Repeat everything from the first line of the listing below through the line that contains "const font = 'Liberation", exactly. Leave out pictures.
******
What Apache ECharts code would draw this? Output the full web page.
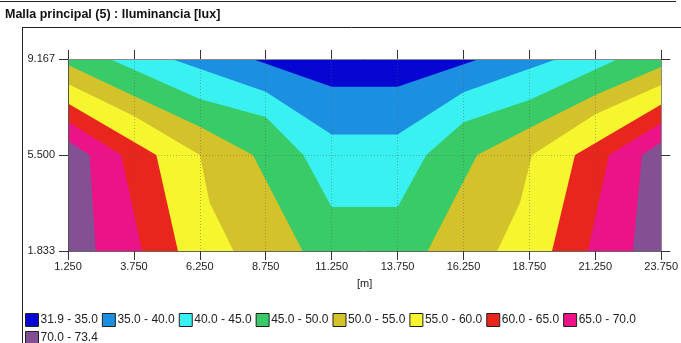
<!DOCTYPE html>
<html>
<head>
<meta charset="utf-8">
<script src="https://cdn.jsdelivr.net/npm/echarts@6/dist/echarts.min.js"></script>
<style>
  html, body { margin: 0; padding: 0; background: #fff; }
  #chart { width: 681px; height: 343px; }
</style>
</head>
<body>
<div id="chart"></div>
<script>
  // grid of the calculation mesh [m]
  const xTicks = [1.25, 3.75, 6.25, 8.75, 11.25, 13.75, 16.25, 18.75, 21.25, 23.75];
  const yTicks = [1.833, 5.5, 9.167];
  const bandNames = ['31.9 - 35.0', '35.0 - 40.0', '40.0 - 45.0', '45.0 - 50.0', '50.0 - 55.0',
    '55.0 - 60.0', '60.0 - 65.0', '65.0 - 70.0', '70.0 - 73.4'];

  // isolines, left to right, [x, y] in metres
  const iso35 = [[8.25, 9.167], [11.25, 8.11], [13.75, 8.11], [16.85, 9.167]];
  const iso40 = [[5.18, 9.167], [8.75, 7.92], [11.25, 6.28], [13.75, 6.28], [16.25, 7.90], [19.8, 9.167]];
  const iso45 = [[2.83, 9.167], [6.25, 7.64], [8.75, 6.95], [10.18, 5.5], [11.25, 3.51], [13.75, 3.51],
    [14.84, 5.5], [16.25, 6.75], [18.75, 7.6], [22.11, 9.167]];
  const iso50 = [[1.25, 8.94], [3.75, 7.75], [6.25, 6.58], [8.26, 5.5], [10.15, 1.833],
    [14.89, 1.833], [16.77, 5.5], [18.75, 6.53], [21.25, 7.79], [23.75, 8.86]];
  const iso55 = [[1.25, 8.21], [3.75, 6.99], [6.25, 5.5], [6.62, 3.69], [7.53, 1.833],
    [17.53, 1.833], [18.4, 3.69], [18.85, 5.5], [21.25, 7.06], [23.75, 8.17]];
  const iso60 = [[1.25, 7.47], [4.6, 5.5], [5.42, 1.833], [19.61, 1.833], [20.48, 5.5], [23.75, 7.43]];
  const iso65 = [[1.25, 6.77], [3.27, 5.5], [4.06, 1.833], [20.97, 1.833], [21.77, 5.5], [23.75, 6.72]];
  const iso70 = [[1.25, 6.03], [2.07, 5.5], [2.3, 1.833], [22.68, 1.833], [23.02, 5.5], [23.75, 5.99]];

  const xMin = xTicks[0], xMax = xTicks[xTicks.length - 1];
  const yMin = yTicks[0], yMax = yTicks[yTicks.length - 1];

  const colors = {
    '31.9 - 35.0': '#0606d2',
    '35.0 - 40.0': '#1d8fe1',
    '40.0 - 45.0': '#3af1f1',
    '45.0 - 50.0': '#38cb68',
    '50.0 - 55.0': '#d4c22b',
    '55.0 - 60.0': '#f6f62e',
    '60.0 - 65.0': '#e8261d',
    '65.0 - 70.0': '#ec1288',
    '70.0 - 73.4': '#845094'
  };

  const font = 'Liberation Sans, Arial, sans-serif';

  // region below a threshold = area between the isoline and the top edge
  function region(name, iso) {
    return {
      name: name,
      type: 'custom',
      coordinateSystem: 'cartesian2d',
      silent: true,
      itemStyle: { color: colors[name] },
      data: [[xMin, yMax]],
      renderItem: function (params, api) {
        var pts = [[xMin, yMax]].concat(iso, [[xMax, yMax]]).map(function (p) { return api.coord(p); });
        return { type: 'polygon', shape: { points: pts }, style: { fill: colors[name] } };
      }
    };
  }

  var series = [
    region('70.0 - 73.4', [[xMin, yMin], [xMax, yMin]]),
    region('65.0 - 70.0', iso70),
    region('60.0 - 65.0', iso65),
    region('55.0 - 60.0', iso60),
    region('50.0 - 55.0', iso55),
    region('45.0 - 50.0', iso50),
    region('40.0 - 45.0', iso45),
    region('35.0 - 40.0', iso40),
    region('31.9 - 35.0', iso35)
  ];

  var chart = echarts.init(document.getElementById('chart'), null, { renderer: 'canvas' });

  var dotted = { show: true, lineStyle: { color: 'rgba(90,90,90,0.45)', width: 1, type: [1, 2] } };

  chart.setOption({
    animation: false,
    textStyle: { fontFamily: font },
    title: {
      text: 'Malla principal (5) : Iluminancia [lux]',
      left: 5, top: 8, padding: 0,
      textStyle: { fontSize: 12.5, fontWeight: 'bold', color: '#111', fontFamily: font }
    },
    graphic: [
      { type: 'line', shape: { x1: 0, y1: 1.5, x2: 676, y2: 1.5 }, style: { stroke: '#222', lineWidth: 1 } },
      { type: 'line', shape: { x1: 22.5, y1: 27, x2: 22.5, y2: 343 }, style: { stroke: '#222', lineWidth: 1 } },
      { type: 'line', shape: { x1: 22, y1: 27.5, x2: 681, y2: 27.5 }, style: { stroke: '#222', lineWidth: 1 } }
    ],
    grid: { left: 68, top: 59, width: 594, height: 192 },
    legend: {
      left: 25, top: 313, width: 630, padding: 0,
      icon: 'rect', itemWidth: 13, itemHeight: 13, itemGap: 4,
      selectedMode: false,
      data: bandNames,
      itemStyle: { borderColor: '#222', borderWidth: 1 },
      textStyle: { fontSize: 12, color: '#222', fontFamily: font, lineHeight: 12, padding: [0, 0, 0, -3] }
    },
    xAxis: [{
      type: 'value', min: xMin, max: xMax, position: 'bottom', z: 5,
      name: '[m]', nameLocation: 'middle', nameGap: 27,
      nameTextStyle: { fontSize: 11, color: '#222', fontFamily: font },
      axisLine: { show: true, lineStyle: { color: '#666' } },
      axisTick: { show: true, length: 9, customValues: xTicks, lineStyle: { color: '#333' } },
      axisLabel: { customValues: xTicks, margin: 10, fontSize: 11, color: '#222', fontFamily: font,
        formatter: function (v) { return v.toFixed(3); } },
      splitLine: dotted
    }, {
      type: 'value', min: xMin, max: xMax, position: 'top', z: 5,
      axisLine: { show: true, lineStyle: { color: '#888' } },
      axisTick: { show: true, length: 9, customValues: xTicks, lineStyle: { color: '#333' } },
      axisLabel: { show: false },
      splitLine: { show: false }
    }],
    yAxis: [{
      type: 'value', min: yMin, max: yMax, position: 'left', z: 5,
      axisLine: { show: true, lineStyle: { color: '#555' } },
      axisTick: { show: true, length: 9, customValues: yTicks, lineStyle: { color: '#333' } },
      axisLabel: { customValues: yTicks, margin: 13, fontSize: 11, color: '#222', fontFamily: font,
        formatter: function (v) { return v.toFixed(3); } },
      splitLine: dotted
    }, {
      type: 'value', min: yMin, max: yMax, position: 'right', z: 5,
      axisLine: { show: true, lineStyle: { color: '#888' } },
      axisTick: { show: true, length: 9, customValues: yTicks, lineStyle: { color: '#333' } },
      axisLabel: { show: false },
      splitLine: { show: false }
    }],
    series: series
  });
</script>
</body>
</html>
******
REPLY TO THE TASK =
What Apache ECharts code would draw this? Output the full web page.
<!DOCTYPE html>
<html>
<head>
<meta charset="utf-8">
<script src="https://cdn.jsdelivr.net/npm/echarts@6/dist/echarts.min.js"></script>
<style>
  html, body { margin: 0; padding: 0; background: #fff; }
  #chart { width: 681px; height: 343px; }
</style>
</head>
<body>
<div id="chart"></div>
<script>
  // grid of the calculation mesh [m]
  const xTicks = [1.25, 3.75, 6.25, 8.75, 11.25, 13.75, 16.25, 18.75, 21.25, 23.75];
  const yTicks = [1.833, 5.5, 9.167];
  const bandNames = ['31.9 - 35.0', '35.0 - 40.0', '40.0 - 45.0', '45.0 - 50.0', '50.0 - 55.0',
    '55.0 - 60.0', '60.0 - 65.0', '65.0 - 70.0', '70.0 - 73.4'];

  // isolines, left to right, [x, y] in metres
  const iso35 = [[8.25, 9.167], [11.25, 8.11], [13.75, 8.11], [16.85, 9.167]];
  const iso40 = [[5.18, 9.167], [8.75, 7.92], [11.25, 6.28], [13.75, 6.28], [16.25, 7.90], [19.8, 9.167]];
  const iso45 = [[2.83, 9.167], [6.25, 7.64], [8.75, 6.95], [10.18, 5.5], [11.25, 3.51], [13.75, 3.51],
    [14.84, 5.5], [16.25, 6.75], [18.75, 7.6], [22.11, 9.167]];
  const iso50 = [[1.25, 8.94], [3.75, 7.75], [6.25, 6.58], [8.26, 5.5], [10.15, 1.833],
    [14.89, 1.833], [16.77, 5.5], [18.75, 6.53], [21.25, 7.79], [23.75, 8.86]];
  const iso55 = [[1.25, 8.21], [3.75, 6.99], [6.25, 5.5], [6.62, 3.69], [7.53, 1.833],
    [17.53, 1.833], [18.4, 3.69], [18.85, 5.5], [21.25, 7.06], [23.75, 8.17]];
  const iso60 = [[1.25, 7.47], [4.6, 5.5], [5.42, 1.833], [19.61, 1.833], [20.48, 5.5], [23.75, 7.43]];
  const iso65 = [[1.25, 6.77], [3.27, 5.5], [4.06, 1.833], [20.97, 1.833], [21.77, 5.5], [23.75, 6.72]];
  const iso70 = [[1.25, 6.03], [2.07, 5.5], [2.3, 1.833], [22.68, 1.833], [23.02, 5.5], [23.75, 5.99]];

  const xMin = xTicks[0], xMax = xTicks[xTicks.length - 1];
  const yMin = yTicks[0], yMax = yTicks[yTicks.length - 1];

  const colors = {
    '31.9 - 35.0': '#0606d2',
    '35.0 - 40.0': '#1d8fe1',
    '40.0 - 45.0': '#3af1f1',
    '45.0 - 50.0': '#38cb68',
    '50.0 - 55.0': '#d4c22b',
    '55.0 - 60.0': '#f6f62e',
    '60.0 - 65.0': '#e8261d',
    '65.0 - 70.0': '#ec1288',
    '70.0 - 73.4': '#845094'
  };

  const font = 'Liberation Sans, Arial, sans-serif';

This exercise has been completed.